JOB —
Your task is to retype the lines between the line with "Clone this chart in Plotly." and the line with "import plotly.graph_objects as go", inclusive. Copy no pictures and no other lines.
[Start]
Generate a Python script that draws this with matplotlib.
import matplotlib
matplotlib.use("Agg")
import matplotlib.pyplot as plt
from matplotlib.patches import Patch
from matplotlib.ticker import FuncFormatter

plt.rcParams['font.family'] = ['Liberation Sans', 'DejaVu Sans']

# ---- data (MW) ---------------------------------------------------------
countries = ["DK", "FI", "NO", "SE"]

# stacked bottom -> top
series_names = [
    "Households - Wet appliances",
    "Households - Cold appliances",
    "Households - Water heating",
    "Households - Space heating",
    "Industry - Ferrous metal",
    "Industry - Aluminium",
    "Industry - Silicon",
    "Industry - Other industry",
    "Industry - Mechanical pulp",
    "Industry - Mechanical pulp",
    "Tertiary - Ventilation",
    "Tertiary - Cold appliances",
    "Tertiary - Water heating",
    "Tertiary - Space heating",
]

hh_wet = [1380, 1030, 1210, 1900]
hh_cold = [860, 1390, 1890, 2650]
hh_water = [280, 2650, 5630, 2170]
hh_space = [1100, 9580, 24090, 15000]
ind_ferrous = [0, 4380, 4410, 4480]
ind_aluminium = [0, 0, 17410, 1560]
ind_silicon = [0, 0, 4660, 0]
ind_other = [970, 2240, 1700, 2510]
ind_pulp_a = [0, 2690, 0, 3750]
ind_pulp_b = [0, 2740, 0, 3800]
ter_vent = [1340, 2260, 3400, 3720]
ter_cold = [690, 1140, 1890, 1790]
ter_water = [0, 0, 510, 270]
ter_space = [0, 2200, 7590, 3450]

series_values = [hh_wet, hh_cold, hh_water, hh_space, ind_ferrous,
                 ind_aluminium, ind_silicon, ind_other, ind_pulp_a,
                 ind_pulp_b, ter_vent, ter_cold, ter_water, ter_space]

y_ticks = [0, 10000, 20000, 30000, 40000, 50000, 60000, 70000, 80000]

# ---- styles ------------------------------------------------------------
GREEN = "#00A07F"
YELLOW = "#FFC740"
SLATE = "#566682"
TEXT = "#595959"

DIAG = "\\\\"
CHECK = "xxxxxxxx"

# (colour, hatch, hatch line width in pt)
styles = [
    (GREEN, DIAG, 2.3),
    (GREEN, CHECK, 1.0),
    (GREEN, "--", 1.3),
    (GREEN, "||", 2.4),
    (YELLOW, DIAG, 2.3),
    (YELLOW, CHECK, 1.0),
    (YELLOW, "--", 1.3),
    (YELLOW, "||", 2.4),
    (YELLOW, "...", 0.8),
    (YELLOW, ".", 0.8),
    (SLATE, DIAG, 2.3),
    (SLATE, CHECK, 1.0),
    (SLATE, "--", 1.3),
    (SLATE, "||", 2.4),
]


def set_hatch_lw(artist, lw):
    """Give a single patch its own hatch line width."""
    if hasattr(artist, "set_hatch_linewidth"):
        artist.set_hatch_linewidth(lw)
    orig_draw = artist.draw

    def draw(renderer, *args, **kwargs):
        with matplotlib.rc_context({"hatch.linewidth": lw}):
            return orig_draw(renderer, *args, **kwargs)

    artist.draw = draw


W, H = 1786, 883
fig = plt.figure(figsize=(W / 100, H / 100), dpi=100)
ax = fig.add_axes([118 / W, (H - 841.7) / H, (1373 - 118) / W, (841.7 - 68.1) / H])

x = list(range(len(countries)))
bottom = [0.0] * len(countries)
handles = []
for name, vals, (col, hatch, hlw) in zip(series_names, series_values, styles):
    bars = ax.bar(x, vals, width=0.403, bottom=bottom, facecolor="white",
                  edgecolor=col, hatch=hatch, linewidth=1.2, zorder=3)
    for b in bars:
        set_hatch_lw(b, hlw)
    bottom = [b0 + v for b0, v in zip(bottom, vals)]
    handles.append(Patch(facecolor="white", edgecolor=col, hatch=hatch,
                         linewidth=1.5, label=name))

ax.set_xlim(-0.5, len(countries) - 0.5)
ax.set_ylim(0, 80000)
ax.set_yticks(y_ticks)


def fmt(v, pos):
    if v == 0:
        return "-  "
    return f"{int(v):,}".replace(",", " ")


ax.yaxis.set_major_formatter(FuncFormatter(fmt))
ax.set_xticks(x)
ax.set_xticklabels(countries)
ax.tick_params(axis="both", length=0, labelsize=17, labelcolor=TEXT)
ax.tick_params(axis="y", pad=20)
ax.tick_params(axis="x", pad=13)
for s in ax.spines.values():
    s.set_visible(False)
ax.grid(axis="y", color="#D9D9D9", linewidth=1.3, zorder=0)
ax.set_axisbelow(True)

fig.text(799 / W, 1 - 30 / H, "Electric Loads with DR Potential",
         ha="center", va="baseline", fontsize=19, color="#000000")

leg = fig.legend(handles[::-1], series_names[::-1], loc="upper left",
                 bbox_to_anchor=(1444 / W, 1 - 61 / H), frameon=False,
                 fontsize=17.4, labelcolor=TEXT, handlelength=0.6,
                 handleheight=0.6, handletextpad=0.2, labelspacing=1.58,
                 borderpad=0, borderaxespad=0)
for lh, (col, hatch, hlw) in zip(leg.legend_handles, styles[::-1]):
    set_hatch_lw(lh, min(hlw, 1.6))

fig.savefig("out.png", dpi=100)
[End]
[Start]
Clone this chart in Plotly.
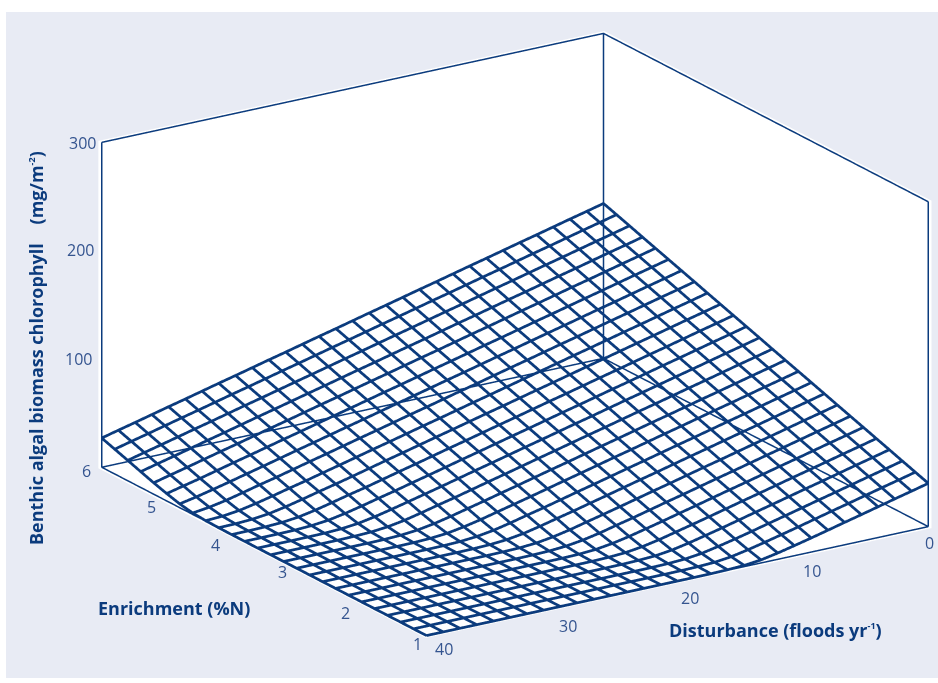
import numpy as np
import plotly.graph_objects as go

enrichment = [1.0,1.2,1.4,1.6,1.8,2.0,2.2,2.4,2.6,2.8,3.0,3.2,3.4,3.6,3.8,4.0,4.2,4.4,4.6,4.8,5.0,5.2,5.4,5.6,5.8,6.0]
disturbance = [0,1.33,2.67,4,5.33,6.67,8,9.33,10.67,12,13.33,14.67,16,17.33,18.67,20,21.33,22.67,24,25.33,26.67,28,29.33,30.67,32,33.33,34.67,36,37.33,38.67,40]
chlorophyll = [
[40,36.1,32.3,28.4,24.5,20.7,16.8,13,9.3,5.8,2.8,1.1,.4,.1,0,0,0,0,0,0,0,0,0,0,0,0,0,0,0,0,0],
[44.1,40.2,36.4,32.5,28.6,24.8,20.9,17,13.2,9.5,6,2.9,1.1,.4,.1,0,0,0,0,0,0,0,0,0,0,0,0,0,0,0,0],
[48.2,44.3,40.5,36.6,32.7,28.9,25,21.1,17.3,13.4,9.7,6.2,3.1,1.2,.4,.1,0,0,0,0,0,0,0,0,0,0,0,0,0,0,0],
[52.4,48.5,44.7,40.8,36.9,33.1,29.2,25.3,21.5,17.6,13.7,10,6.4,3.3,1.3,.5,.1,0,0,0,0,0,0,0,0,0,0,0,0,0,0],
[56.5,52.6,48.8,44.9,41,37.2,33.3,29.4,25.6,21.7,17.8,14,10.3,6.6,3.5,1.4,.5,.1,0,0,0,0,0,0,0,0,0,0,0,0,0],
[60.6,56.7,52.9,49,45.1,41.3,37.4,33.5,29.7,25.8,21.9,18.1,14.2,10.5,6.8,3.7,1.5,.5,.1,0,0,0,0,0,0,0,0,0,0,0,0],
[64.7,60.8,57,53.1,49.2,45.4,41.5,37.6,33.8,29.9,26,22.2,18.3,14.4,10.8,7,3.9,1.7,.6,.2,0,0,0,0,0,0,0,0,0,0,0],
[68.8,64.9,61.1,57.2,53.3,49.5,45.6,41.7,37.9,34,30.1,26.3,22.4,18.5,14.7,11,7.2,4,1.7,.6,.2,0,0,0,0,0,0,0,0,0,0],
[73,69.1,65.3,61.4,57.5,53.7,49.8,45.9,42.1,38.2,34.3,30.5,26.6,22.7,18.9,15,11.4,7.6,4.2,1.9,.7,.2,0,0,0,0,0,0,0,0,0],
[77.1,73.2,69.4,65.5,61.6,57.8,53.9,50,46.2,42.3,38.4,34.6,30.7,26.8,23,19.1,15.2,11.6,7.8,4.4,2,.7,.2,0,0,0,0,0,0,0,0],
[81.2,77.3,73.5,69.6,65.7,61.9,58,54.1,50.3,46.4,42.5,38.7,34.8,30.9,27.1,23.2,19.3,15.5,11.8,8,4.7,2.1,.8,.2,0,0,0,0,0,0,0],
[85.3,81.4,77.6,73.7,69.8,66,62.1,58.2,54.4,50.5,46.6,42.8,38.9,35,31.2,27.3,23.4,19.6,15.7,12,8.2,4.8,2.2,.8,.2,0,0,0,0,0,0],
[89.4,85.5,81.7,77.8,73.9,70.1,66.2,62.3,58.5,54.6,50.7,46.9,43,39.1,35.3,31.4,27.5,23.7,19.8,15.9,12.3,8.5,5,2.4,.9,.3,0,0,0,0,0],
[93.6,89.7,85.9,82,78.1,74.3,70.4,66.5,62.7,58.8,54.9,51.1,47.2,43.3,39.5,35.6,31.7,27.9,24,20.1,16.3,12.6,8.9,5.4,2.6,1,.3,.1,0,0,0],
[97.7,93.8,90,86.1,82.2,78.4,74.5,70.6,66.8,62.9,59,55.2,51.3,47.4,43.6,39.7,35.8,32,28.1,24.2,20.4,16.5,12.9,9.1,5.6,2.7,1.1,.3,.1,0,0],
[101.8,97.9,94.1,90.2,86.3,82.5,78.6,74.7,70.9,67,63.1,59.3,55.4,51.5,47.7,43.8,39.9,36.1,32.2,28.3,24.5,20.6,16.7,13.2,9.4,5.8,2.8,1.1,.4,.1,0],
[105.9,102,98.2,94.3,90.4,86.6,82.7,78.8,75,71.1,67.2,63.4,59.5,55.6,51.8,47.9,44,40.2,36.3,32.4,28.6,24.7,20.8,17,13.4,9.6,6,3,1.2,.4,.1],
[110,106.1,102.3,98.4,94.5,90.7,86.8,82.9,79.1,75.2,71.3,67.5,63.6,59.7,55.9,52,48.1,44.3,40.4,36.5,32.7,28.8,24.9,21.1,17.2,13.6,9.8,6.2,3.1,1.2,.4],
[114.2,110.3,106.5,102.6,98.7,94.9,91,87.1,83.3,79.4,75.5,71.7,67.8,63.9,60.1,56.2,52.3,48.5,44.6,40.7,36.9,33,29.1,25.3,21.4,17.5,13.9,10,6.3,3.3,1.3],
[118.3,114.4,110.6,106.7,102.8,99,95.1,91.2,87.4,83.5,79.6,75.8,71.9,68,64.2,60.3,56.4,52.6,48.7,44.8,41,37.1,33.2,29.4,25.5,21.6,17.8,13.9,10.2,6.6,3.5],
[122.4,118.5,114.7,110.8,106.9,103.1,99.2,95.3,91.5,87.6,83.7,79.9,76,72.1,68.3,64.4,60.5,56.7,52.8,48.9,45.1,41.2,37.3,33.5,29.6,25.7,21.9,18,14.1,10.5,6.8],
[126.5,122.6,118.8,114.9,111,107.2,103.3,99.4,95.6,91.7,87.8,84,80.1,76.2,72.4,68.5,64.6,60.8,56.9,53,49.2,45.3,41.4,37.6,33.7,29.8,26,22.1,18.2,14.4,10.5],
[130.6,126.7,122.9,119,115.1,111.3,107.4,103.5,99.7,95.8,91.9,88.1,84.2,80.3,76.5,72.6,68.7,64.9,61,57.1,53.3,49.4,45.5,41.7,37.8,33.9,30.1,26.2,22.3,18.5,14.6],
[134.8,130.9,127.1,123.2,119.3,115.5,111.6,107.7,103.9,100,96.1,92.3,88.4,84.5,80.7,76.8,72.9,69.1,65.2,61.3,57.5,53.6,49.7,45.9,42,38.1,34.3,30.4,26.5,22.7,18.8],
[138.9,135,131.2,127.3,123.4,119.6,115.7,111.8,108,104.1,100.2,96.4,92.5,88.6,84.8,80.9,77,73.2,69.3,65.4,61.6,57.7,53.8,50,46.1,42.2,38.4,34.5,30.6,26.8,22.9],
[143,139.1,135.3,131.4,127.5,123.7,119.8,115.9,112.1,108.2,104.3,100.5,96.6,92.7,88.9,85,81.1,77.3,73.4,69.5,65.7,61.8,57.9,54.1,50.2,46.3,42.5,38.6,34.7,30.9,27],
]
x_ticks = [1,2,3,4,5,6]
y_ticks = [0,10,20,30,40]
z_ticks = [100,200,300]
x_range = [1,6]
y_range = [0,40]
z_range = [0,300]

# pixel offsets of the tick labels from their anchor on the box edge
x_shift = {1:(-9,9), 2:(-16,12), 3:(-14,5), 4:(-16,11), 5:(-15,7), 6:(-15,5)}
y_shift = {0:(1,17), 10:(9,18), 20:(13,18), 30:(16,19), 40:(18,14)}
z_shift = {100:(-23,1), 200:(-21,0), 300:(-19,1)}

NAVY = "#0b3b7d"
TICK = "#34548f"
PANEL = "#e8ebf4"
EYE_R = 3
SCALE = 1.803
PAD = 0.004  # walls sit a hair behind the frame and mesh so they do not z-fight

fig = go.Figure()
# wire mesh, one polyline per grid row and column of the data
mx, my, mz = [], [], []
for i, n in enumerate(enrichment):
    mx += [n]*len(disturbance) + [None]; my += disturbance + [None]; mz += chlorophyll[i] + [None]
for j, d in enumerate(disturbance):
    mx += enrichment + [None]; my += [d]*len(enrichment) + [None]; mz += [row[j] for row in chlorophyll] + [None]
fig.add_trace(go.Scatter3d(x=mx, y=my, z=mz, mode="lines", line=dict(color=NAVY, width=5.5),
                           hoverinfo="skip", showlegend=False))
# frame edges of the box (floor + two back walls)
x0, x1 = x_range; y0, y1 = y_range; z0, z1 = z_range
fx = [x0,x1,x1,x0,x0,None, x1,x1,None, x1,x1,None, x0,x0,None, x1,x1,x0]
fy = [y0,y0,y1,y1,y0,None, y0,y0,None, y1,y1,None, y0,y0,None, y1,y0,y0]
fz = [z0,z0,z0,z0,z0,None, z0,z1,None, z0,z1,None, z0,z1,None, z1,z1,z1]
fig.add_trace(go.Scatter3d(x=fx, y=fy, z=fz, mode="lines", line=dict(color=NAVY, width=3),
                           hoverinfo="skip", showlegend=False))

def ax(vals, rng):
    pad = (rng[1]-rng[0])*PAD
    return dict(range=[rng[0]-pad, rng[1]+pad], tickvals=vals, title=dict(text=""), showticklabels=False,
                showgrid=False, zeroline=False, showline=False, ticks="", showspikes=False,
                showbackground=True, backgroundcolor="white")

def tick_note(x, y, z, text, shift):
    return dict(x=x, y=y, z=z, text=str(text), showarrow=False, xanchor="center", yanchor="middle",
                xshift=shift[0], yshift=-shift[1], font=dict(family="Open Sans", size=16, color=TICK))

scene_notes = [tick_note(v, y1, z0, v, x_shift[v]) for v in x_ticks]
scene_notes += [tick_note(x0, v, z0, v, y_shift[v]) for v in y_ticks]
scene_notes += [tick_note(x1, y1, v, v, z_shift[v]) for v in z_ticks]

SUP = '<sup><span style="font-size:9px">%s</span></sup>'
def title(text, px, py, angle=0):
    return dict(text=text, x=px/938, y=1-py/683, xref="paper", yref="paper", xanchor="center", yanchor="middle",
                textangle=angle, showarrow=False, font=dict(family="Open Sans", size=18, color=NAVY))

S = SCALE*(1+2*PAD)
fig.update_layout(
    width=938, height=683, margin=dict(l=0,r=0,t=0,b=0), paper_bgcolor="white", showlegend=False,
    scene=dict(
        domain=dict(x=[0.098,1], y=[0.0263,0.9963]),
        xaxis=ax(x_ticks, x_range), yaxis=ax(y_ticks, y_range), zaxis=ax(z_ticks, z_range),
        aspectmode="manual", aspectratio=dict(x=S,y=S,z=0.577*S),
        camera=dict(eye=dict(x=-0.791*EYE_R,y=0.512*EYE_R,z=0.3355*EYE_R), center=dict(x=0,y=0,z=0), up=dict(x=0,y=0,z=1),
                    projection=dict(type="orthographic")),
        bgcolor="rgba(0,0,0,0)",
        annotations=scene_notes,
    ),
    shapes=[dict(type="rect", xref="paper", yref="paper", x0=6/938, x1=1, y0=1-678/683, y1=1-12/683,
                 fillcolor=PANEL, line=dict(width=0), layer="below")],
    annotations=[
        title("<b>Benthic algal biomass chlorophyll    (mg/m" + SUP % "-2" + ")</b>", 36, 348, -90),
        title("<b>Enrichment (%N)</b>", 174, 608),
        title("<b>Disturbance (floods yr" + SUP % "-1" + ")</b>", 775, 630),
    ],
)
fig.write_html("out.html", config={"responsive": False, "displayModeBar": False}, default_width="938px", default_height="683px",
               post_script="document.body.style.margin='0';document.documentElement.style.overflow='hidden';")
[End]
WRITTEN SOLUTION —
Clone this chart in Plotly.
import numpy as np
import plotly.graph_objects as go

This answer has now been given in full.